DATA SHOWN ::
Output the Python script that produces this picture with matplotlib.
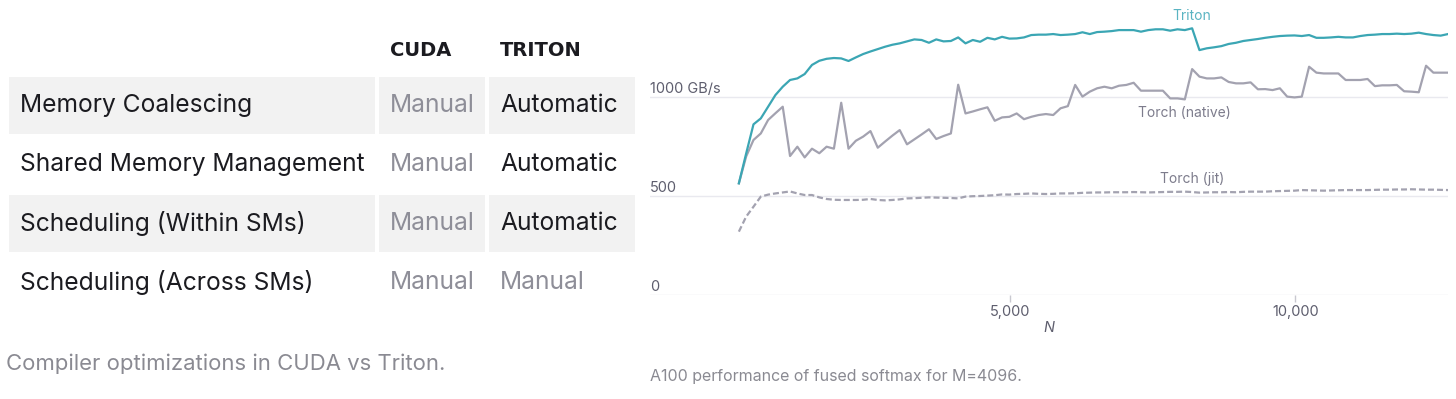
import numpy as np
import matplotlib
matplotlib.use('Agg')
import matplotlib.pyplot as plt
from matplotlib.patches import Rectangle

plt.rcParams['font.family'] = ['Inter', 'DejaVu Sans']

# table data
features = ['Memory Coalescing', 'Shared Memory Management',
            'Scheduling (Within SMs)', 'Scheduling (Across SMs)']
cuda_col = ['Manual', 'Manual', 'Manual', 'Manual']
triton_col = ['Automatic', 'Automatic', 'Automatic', 'Manual']
headers = ['CUDA', 'TRITON']

# chart data: N = 128 * i, i = 2..99
N = [128 * i for i in range(2, 100)]
triton = [564, 715, 862, 892, 951, 1010, 1052, 1086, 1094, 1116,
          1162, 1183, 1193, 1197, 1195, 1182, 1200, 1217, 1230, 1242,
          1254, 1264, 1271, 1281, 1291, 1288, 1274, 1291, 1281, 1283,
          1301, 1271, 1288, 1279, 1299, 1291, 1304, 1295, 1296, 1301,
          1313, 1315, 1315, 1318, 1313, 1315, 1318, 1327, 1318, 1328,
          1330, 1333, 1338, 1338, 1338, 1330, 1338, 1342, 1342, 1335,
          1342, 1338, 1347, 1237, 1246, 1251, 1257, 1268, 1274, 1283,
          1288, 1293, 1299, 1304, 1308, 1310, 1311, 1308, 1313, 1299,
          1299, 1301, 1304, 1301, 1301, 1308, 1313, 1315, 1318, 1318,
          1320, 1318, 1320, 1325, 1318, 1313, 1310, 1318]
torch_native = [564, 700, 783, 816, 884, 918, 951, 702, 749, 695,
                739, 716, 749, 739, 971, 739, 779, 800, 828, 744,
                775, 805, 833, 761, 786, 811, 837, 788, 803, 816,
                1062, 917, 927, 938, 948, 880, 897, 900, 917, 888,
                900, 909, 914, 909, 943, 954, 1061, 1002, 1027, 1044,
                1052, 1044, 1057, 1061, 1072, 1032, 1032, 1032, 1032, 993,
                993, 988, 1141, 1103, 1094, 1094, 1099, 1076, 1069, 1069,
                1074, 1039, 1040, 1035, 1044, 1002, 998, 1002, 1153, 1123,
                1119, 1119, 1119, 1086, 1086, 1086, 1091, 1055, 1059, 1059,
                1061, 1029, 1027, 1024, 1158, 1123, 1123, 1123]
torch_jit = [320, 396, 446, 497, 507, 513, 518, 523, 513, 505,
             505, 493, 485, 481, 480, 480, 480, 481, 485, 480,
             478, 480, 483, 488, 489, 491, 493, 492, 491, 490,
             488, 497, 499, 500, 502, 504, 508, 507, 510, 511,
             513, 511, 510, 511, 513, 513, 514, 516, 517, 518,
             518, 519, 519, 519, 520, 519, 518, 519, 520, 521,
             521, 522, 520, 517, 518, 519, 519, 520, 519, 521,
             522, 522, 522, 524, 525, 526, 527, 530, 529, 528,
             527, 528, 529, 530, 530, 530, 530, 531, 532, 532,
             533, 533, 534, 533, 532, 532, 531, 530]
y_ticks = [0, 500, 1000]
y_tick_labels = ['0', '500', '1000 GB/s']
x_ticks = [5000, 10000]
x_tick_labels = ['5,000', '10,000']

W, H = 1456, 399
fig = plt.figure(figsize=(W / 100, H / 100), dpi=100)

# ---- left: table drawn in pixel coordinates
tab = fig.add_axes([0, 0, 1, 1])
tab.set_xlim(0, W)
tab.set_ylim(H, 0)
tab.axis('off')

col_x = [(9, 375), (379, 485), (489, 635)]
row_top0, row_h, row_step = 77, 57, 59
dark = '#1b1b20'
muted = '#8e8e98'
body_fs = 17.7
for j, h in enumerate(headers):
    tab.text(col_x[j + 1][0] + 11, 50, h, family='DejaVu Sans',
             fontweight='bold', fontsize=14, color=dark, va='center')
for r in range(len(features)):
    top = row_top0 + r * row_step
    yc = top + row_h / 2
    if r % 2 == 0:
        for x0, x1 in col_x:
            tab.add_patch(Rectangle((x0, top), x1 - x0, row_h,
                                    facecolor='#f2f2f2', edgecolor='none'))
    tab.text(20, yc, features[r], fontsize=body_fs, color=dark, va='center')
    tab.text(390, yc, cuda_col[r], fontsize=body_fs, color=muted, va='center')
    tab.text(500, yc, triton_col[r], fontsize=body_fs,
             color=muted if triton_col[r] == 'Manual' else dark, va='center')

tab.text(6, 364, 'Compiler optimizations in CUDA vs Triton.', fontsize=15.9,
         color='#8a8a92', va='center')
tab.text(650, 377, 'A100 performance of fused softmax for M=4096.',
         fontsize=11.5, color='#8a8a92', va='center')

# ---- right: line chart
ax = fig.add_axes([650 / W, 1 - 295 / H, (1448 - 650) / W, 295 / H])
ax.patch.set_alpha(0)
ax.set_xlim(-1300, 12672)
ax.set_ylim(0, 1490)
for s in ax.spines.values():
    s.set_visible(False)
for v in y_ticks:
    ax.axhline(v, color='#e9e9ef', lw=1, zorder=0)

teal = '#3ba6b4'
gray = '#a3a2b0'
ax.plot(N, triton, color=teal, lw=1.6, zorder=3)
ax.plot(N, torch_native, color=gray, lw=1.6, zorder=2)
ax.plot(N, torch_jit, color=gray, lw=1.6, dashes=(2.7, 1.35), zorder=2)

ax.set_yticks([])
for v, lab in zip(y_ticks, y_tick_labels):
    ax.text(0, v + 5, lab, transform=ax.get_yaxis_transform(),
            fontsize=10.5, color='#5e5e6e', va='bottom', ha='left')

ax.set_xticks(x_ticks)
ax.set_xticklabels(x_tick_labels)
ax.tick_params(axis='x', length=5, width=1, color='#c8c8d0', pad=2,
               labelsize=10.5, labelcolor='#5e5e6e')
ax.set_xlabel('N', fontstyle='italic', fontsize=10.5, color='#5e5e6e',
              labelpad=2)

ax.text(8192, 1410, 'Triton', color='#5ab4c2', fontsize=10, ha='center',
        va='center')
ax.text(8050, 921, 'Torch (native)', color='#7d7c8c', fontsize=10,
        ha='center', va='center')
ax.text(8192, 584, 'Torch (jit)', color='#7d7c8c', fontsize=10,
        ha='center', va='center')

fig.savefig('out.png', dpi=100)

REQUIRED WORK ::
Images should not appear in the copy; retype the listing above exactly.

SOLUTION BELOW ::
Output the Python script that produces this picture with matplotlib.
import numpy as np
import matplotlib
matplotlib.use('Agg')
import matplotlib.pyplot as plt
from matplotlib.patches import Rectangle

plt.rcParams['font.family'] = ['Inter', 'DejaVu Sans']

# table data
features = ['Memory Coalescing', 'Shared Memory Management',
            'Scheduling (Within SMs)', 'Scheduling (Across SMs)']
cuda_col = ['Manual', 'Manual', 'Manual', 'Manual']
triton_col = ['Automatic', 'Automatic', 'Automatic', 'Manual']
headers = ['CUDA', 'TRITON']

# chart data: N = 128 * i, i = 2..99
N = [128 * i for i in range(2, 100)]
triton = [564, 715, 862, 892, 951, 1010, 1052, 1086, 1094, 1116,
          1162, 1183, 1193, 1197, 1195, 1182, 1200, 1217, 1230, 1242,
          1254, 1264, 1271, 1281, 1291, 1288, 1274, 1291, 1281, 1283,
          1301, 1271, 1288, 1279, 1299, 1291, 1304, 1295, 1296, 1301,
          1313, 1315, 1315, 1318, 1313, 1315, 1318, 1327, 1318, 1328,
          1330, 1333, 1338, 1338, 1338, 1330, 1338, 1342, 1342, 1335,
          1342, 1338, 1347, 1237, 1246, 1251, 1257, 1268, 1274, 1283,
          1288, 1293, 1299, 1304, 1308, 1310, 1311, 1308, 1313, 1299,
          1299, 1301, 1304, 1301, 1301, 1308, 1313, 1315, 1318, 1318,
          1320, 1318, 1320, 1325, 1318, 1313, 1310, 1318]
torch_native = [564, 700, 783, 816, 884, 918, 951, 702, 749, 695,
                739, 716, 749, 739, 971, 739, 779, 800, 828, 744,
                775, 805, 833, 761, 786, 811, 837, 788, 803, 816,
                1062, 917, 927, 938, 948, 880, 897, 900, 917, 888,
                900, 909, 914, 909, 943, 954, 1061, 1002, 1027, 1044,
                1052, 1044, 1057, 1061, 1072, 1032, 1032, 1032, 1032, 993,
                993, 988, 1141, 1103, 1094, 1094, 1099, 1076, 1069, 1069,
                1074, 1039, 1040, 1035, 1044, 1002, 998, 1002, 1153, 1123,
                1119, 1119, 1119, 1086, 1086, 1086, 1091, 1055, 1059, 1059,
                1061, 1029, 1027, 1024, 1158, 1123, 1123, 1123]
torch_jit = [320, 396, 446, 497, 507, 513, 518, 523, 513, 505,
             505, 493, 485, 481, 480, 480, 480, 481, 485, 480,
             478, 480, 483, 488, 489, 491, 493, 492, 491, 490,
             488, 497, 499, 500, 502, 504, 508, 507, 510, 511,
             513, 511, 510, 511, 513, 513, 514, 516, 517, 518,
             518, 519, 519, 519, 520, 519, 518, 519, 520, 521,
             521, 522, 520, 517, 518, 519, 519, 520, 519, 521,
             522, 522, 522, 524, 525, 526, 527, 530, 529, 528,
             527, 528, 529, 530, 530, 530, 530, 531, 532, 532,
             533, 533, 534, 533, 532, 532, 531, 530]
y_ticks = [0, 500, 1000]
y_tick_labels = ['0', '500', '1000 GB/s']
x_ticks = [5000, 10000]
x_tick_labels = ['5,000', '10,000']

W, H = 1456, 399
fig = plt.figure(figsize=(W / 100, H / 100), dpi=100)

# ---- left: table drawn in pixel coordinates
tab = fig.add_axes([0, 0, 1, 1])
tab.set_xlim(0, W)
tab.set_ylim(H, 0)
tab.axis('off')

col_x = [(9, 375), (379, 485), (489, 635)]
row_top0, row_h, row_step = 77, 57, 59
dark = '#1b1b20'
muted = '#8e8e98'
body_fs = 17.7
for j, h in enumerate(headers):
    tab.text(col_x[j + 1][0] + 11, 50, h, family='DejaVu Sans',
             fontweight='bold', fontsize=14, color=dark, va='center')
for r in range(len(features)):
    top = row_top0 + r * row_step
    yc = top + row_h / 2
    if r % 2 == 0:
        for x0, x1 in col_x:
            tab.add_patch(Rectangle((x0, top), x1 - x0, row_h,
                                    facecolor='#f2f2f2', edgecolor='none'))
    tab.text(20, yc, features[r], fontsize=body_fs, color=dark, va='center')
    tab.text(390, yc, cuda_col[r], fontsize=body_fs, color=muted, va='center')
    tab.text(500, yc, triton_col[r], fontsize=body_fs,
             color=muted if triton_col[r] == 'Manual' else dark, va='center')

tab.text(6, 364, 'Compiler optimizations in CUDA vs Triton.', fontsize=15.9,
         color='#8a8a92', va='center')
tab.text(650, 377, 'A100 performance of fused softmax for M=4096.',
         fontsize=11.5, color='#8a8a92', va='center')

# ---- right: line chart
ax = fig.add_axes([650 / W, 1 - 295 / H, (1448 - 650) / W, 295 / H])
ax.patch.set_alpha(0)
ax.set_xlim(-1300, 12672)
ax.set_ylim(0, 1490)
for s in ax.spines.values():
    s.set_visible(False)
for v in y_ticks:
    ax.axhline(v, color='#e9e9ef', lw=1, zorder=0)

teal = '#3ba6b4'
gray = '#a3a2b0'
ax.plot(N, triton, color=teal, lw=1.6, zorder=3)
ax.plot(N, torch_native, color=gray, lw=1.6, zorder=2)
ax.plot(N, torch_jit, color=gray, lw=1.6, dashes=(2.7, 1.35), zorder=2)

ax.set_yticks([])
for v, lab in zip(y_ticks, y_tick_labels):
    ax.text(0, v + 5, lab, transform=ax.get_yaxis_transform(),
            fontsize=10.5, color='#5e5e6e', va='bottom', ha='left')

ax.set_xticks(x_ticks)
ax.set_xticklabels(x_tick_labels)
ax.tick_params(axis='x', length=5, width=1, color='#c8c8d0', pad=2,
               labelsize=10.5, labelcolor='#5e5e6e')
ax.set_xlabel('N', fontstyle='italic', fontsize=10.5, color='#5e5e6e',
              labelpad=2)

ax.text(8192, 1410, 'Triton', color='#5ab4c2', fontsize=10, ha='center',
        va='center')
ax.text(8050, 921, 'Torch (native)', color='#7d7c8c', fontsize=10,
        ha='center', va='center')
ax.text(8192, 584, 'Torch (jit)', color='#7d7c8c', fontsize=10,
        ha='center', va='center')

fig.savefig('out.png', dpi=100)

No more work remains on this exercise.